Rarely has such deployment of cash paid off for such shareholders. In most cases, returning the funds to shareholders may well have been a better move. But Indian business groups with a range of businesses in need of cash support and companies have generally been loath to returning surplus cash.

This is one reason why even when a company is flush with funds from sale of assets, it rarely returns them to shareholders. The general trend is to deploy it back in the company itself or in some sister concern. Usually, such cash deployment does not earn the returns equity investors expect.

They are also twice removed from the earnings stream of the company in which funds are invested. Only if the dividends paid by the company account for a large proportion of its earnings, would the investment be of value to the investor company. This seldom happens. Given the manner in which business groups desubsidarise a company or take it private, the risks are, indeed, high for shareholders of the investor company.

In the instant case too, this may turn out to be the problem. The Tatas have not outlined how VSNL would fit into its overall game plan in the telecom sector. The shareholders of VSNL — the company now making sizeable profits and generating good cash flows — have more at stake than other group firms in telecom.

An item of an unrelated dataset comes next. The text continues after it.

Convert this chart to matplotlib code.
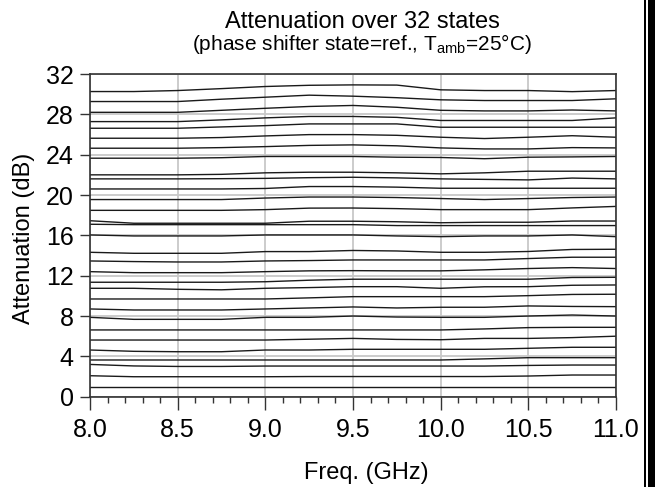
import matplotlib
matplotlib.use("Agg")
import matplotlib.pyplot as plt
from matplotlib.ticker import MultipleLocator
from matplotlib.patches import Rectangle

plt.rcParams['font.family'] = ['Liberation Sans', 'DejaVu Sans']

freq = [8.0, 8.25, 8.5, 8.75, 9.0, 9.25, 9.5, 9.75, 10.0, 10.25, 10.5, 10.75, 11.0]

att_states = [
    [30.26, 30.26, 30.36, 30.55, 30.76, 30.88, 30.92, 30.90, 30.43, 30.36, 30.36, 30.25, 30.36],
    [29.27, 29.27, 29.27, 29.50, 29.70, 29.90, 29.80, 29.65, 29.44, 29.37, 29.37, 29.37, 29.54],
    [28.20, 28.20, 28.20, 28.40, 28.60, 28.78, 28.88, 28.70, 28.40, 28.34, 28.34, 28.43, 28.34],
    [27.28, 27.28, 27.28, 27.45, 27.65, 27.79, 27.79, 27.70, 27.39, 27.39, 27.39, 27.39, 27.65],
    [26.62, 26.62, 26.62, 26.75, 26.88, 27.05, 27.05, 27.05, 26.72, 26.72, 26.72, 26.72, 26.72],
    [25.63, 25.63, 25.63, 25.70, 25.86, 25.99, 25.99, 25.92, 25.73, 25.60, 25.73, 25.88, 25.73],
    [24.64, 24.64, 24.64, 24.70, 24.80, 24.92, 24.97, 24.88, 24.67, 24.57, 24.57, 24.70, 24.67],
    [23.65, 23.65, 23.65, 23.70, 23.82, 23.82, 23.82, 23.75, 23.72, 23.60, 23.75, 23.78, 23.82],
    [22.00, 22.00, 22.00, 22.05, 22.20, 22.26, 22.26, 22.20, 22.10, 22.20, 22.36, 22.36, 22.36],
    [21.60, 21.60, 21.60, 21.62, 21.65, 21.72, 21.76, 21.70, 21.60, 21.55, 21.50, 21.68, 21.60],
    [20.60, 20.60, 20.60, 20.60, 20.65, 20.84, 20.84, 20.78, 20.67, 20.67, 20.67, 20.67, 20.67],
    [19.55, 19.55, 19.55, 19.55, 19.70, 19.80, 19.80, 19.75, 19.65, 19.55, 19.65, 19.75, 19.80],
    [18.48, 18.48, 18.48, 18.48, 18.55, 18.70, 18.71, 18.65, 18.55, 18.55, 18.55, 18.72, 18.87],
    [17.45, 17.20, 17.20, 17.20, 17.20, 17.40, 17.40, 17.35, 17.25, 17.30, 17.30, 17.42, 17.42],
    [17.10, 17.06, 17.06, 17.06, 17.06, 17.06, 17.06, 16.97, 16.97, 16.97, 16.97, 16.97, 16.97],
    [16.04, 15.94, 15.94, 15.94, 16.04, 16.04, 16.04, 15.94, 15.87, 15.94, 15.94, 16.04, 15.87],
    [14.32, 14.22, 14.22, 14.22, 14.39, 14.39, 14.50, 14.45, 14.32, 14.32, 14.40, 14.60, 14.62],
    [13.46, 13.40, 13.36, 13.36, 13.46, 13.50, 13.56, 13.56, 13.56, 13.56, 13.70, 13.83, 13.83],
    [12.40, 12.30, 12.30, 12.30, 12.40, 12.48, 12.50, 12.48, 12.48, 12.58, 12.71, 12.80, 12.71],
    [11.35, 11.35, 11.35, 11.35, 11.40, 11.55, 11.65, 11.65, 11.65, 11.65, 11.65, 11.82, 11.84],
    [10.75, 10.75, 10.65, 10.60, 10.75, 10.82, 10.91, 10.91, 10.75, 10.90, 10.91, 11.05, 11.08],
    [9.69, 9.69, 9.69, 9.69, 9.69, 9.80, 9.92, 9.92, 9.92, 9.92, 10.02, 10.14, 10.16],
    [8.70, 8.60, 8.60, 8.60, 8.70, 8.80, 8.90, 8.80, 8.87, 8.87, 9.00, 8.95, 8.93],
    [7.87, 7.67, 7.67, 7.67, 7.87, 7.87, 8.00, 7.90, 7.87, 7.87, 8.00, 8.10, 8.00],
    [6.62, 6.62, 6.62, 6.62, 6.62, 6.62, 6.62, 6.62, 6.62, 6.72, 6.85, 6.88, 6.88],
    [5.62, 5.62, 5.62, 5.62, 5.62, 5.70, 5.78, 5.68, 5.65, 5.78, 5.78, 5.86, 6.00],
    [4.63, 4.50, 4.46, 4.46, 4.63, 4.63, 4.70, 4.70, 4.70, 4.70, 4.80, 4.90, 4.90],
    [3.64, 3.64, 3.64, 3.64, 3.64, 3.64, 3.64, 3.64, 3.64, 3.75, 3.87, 3.87, 3.87],
    [3.20, 3.05, 3.00, 3.00, 3.04, 3.04, 3.04, 3.04, 3.04, 3.04, 3.10, 3.14, 3.14],
    [2.08, 1.98, 1.98, 1.98, 1.98, 2.00, 2.00, 2.00, 2.00, 2.00, 2.05, 2.15, 2.15],
    [0.99, 0.99, 0.99, 0.99, 0.99, 0.99, 0.99, 0.99, 0.99, 0.99, 0.99, 0.99, 0.99],
    [0.00, 0.00, 0.00, 0.00, 0.00, 0.00, 0.00, 0.00, 0.00, 0.00, 0.00, 0.00, 0.00],
]

x_ticks = [8.0, 8.5, 9.0, 9.5, 10.0, 10.5, 11.0]
x_tick_labels = ["8.0", "8.5", "9.0", "9.5", "10.0", "10.5", "11.0"]
y_ticks = [0, 4, 8, 12, 16, 20, 24, 28, 32]

title = "Attenuation over 32 states"
subtitle = r"(phase shifter state=ref., T$_\mathregular{amb}$=25°C)"
x_label = "Freq. (GHz)"
y_label = "Attenuation (dB)"

W, H = 657, 487
fig = plt.figure(figsize=(W/100, H/100), dpi=100)
ax = fig.add_axes([90/W, 1-396.7/H, (616-90)/W, (396.7-74)/H])

for vals in att_states:
    ax.plot(freq, vals, color='#1a1a1a', lw=1.0, solid_joinstyle='round')

ax.set_xlim(8.0, 11.0)
ax.set_ylim(0, 32)
ax.set_xticks(x_ticks)
ax.set_xticklabels(x_tick_labels)
ax.set_yticks(y_ticks)
ax.xaxis.set_minor_locator(MultipleLocator(0.1))
ax.grid(True, which='major', color='#c8c8c8', lw=1.3)
ax.set_axisbelow(True)
ax.tick_params(axis='both', which='major', direction='out', width=1.0,
               labelsize=18, color='#333333')
ax.tick_params(axis='x', which='major', length=9.5, pad=5.5)
ax.tick_params(axis='y', which='major', length=7.2, pad=4.5)
ax.tick_params(axis='x', which='minor', direction='out', length=4.5, width=1.0, color='#333333')
for s in ax.spines.values():
    s.set_color('#333333')
    s.set_linewidth(1.2)

fig.text(366/W, 1-479/H, x_label, ha='center', va='baseline', fontsize=17)
fig.text(24/W, 1-238/H, y_label, ha='center', va='center', rotation=90, fontsize=17)

fig.text(362/W, 1-28/H, title, ha='center', va='baseline', fontsize=17)
fig.text(362/W, 1-50/H, subtitle, ha='center', va='baseline', fontsize=15)

# right-side border decoration
fig.add_artist(Rectangle((644.3/W, 0), 1.7/W, 1, transform=fig.transFigure,
                         facecolor='black', edgecolor='none'))
fig.add_artist(Rectangle((648.3/W, 0), 6.7/W, 1, transform=fig.transFigure,
                         facecolor='black', edgecolor='none'))

fig.savefig("out.png", dpi=100)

If VSNL is going to provide investment support to the group's efforts in telecom, its shareholders need to be presented with a realistic idea of the overall plans, the payoffs, the risks, the degree to which returns may be commensurate with equity investments and the possibility of a merger, among others.

Given the nascent private sector presence in the telecom sector and the regulatory maze, there would be difficulties and uncertainties in laying out such details. But the shareholders are at least entitled to know the management's current thinking and expectations.

It is the absence of information that is worrisome about VSNL's investment plans, not its plan to invest. This is one grey area the Tatas can and explain for the benefit of VSNL shareholders.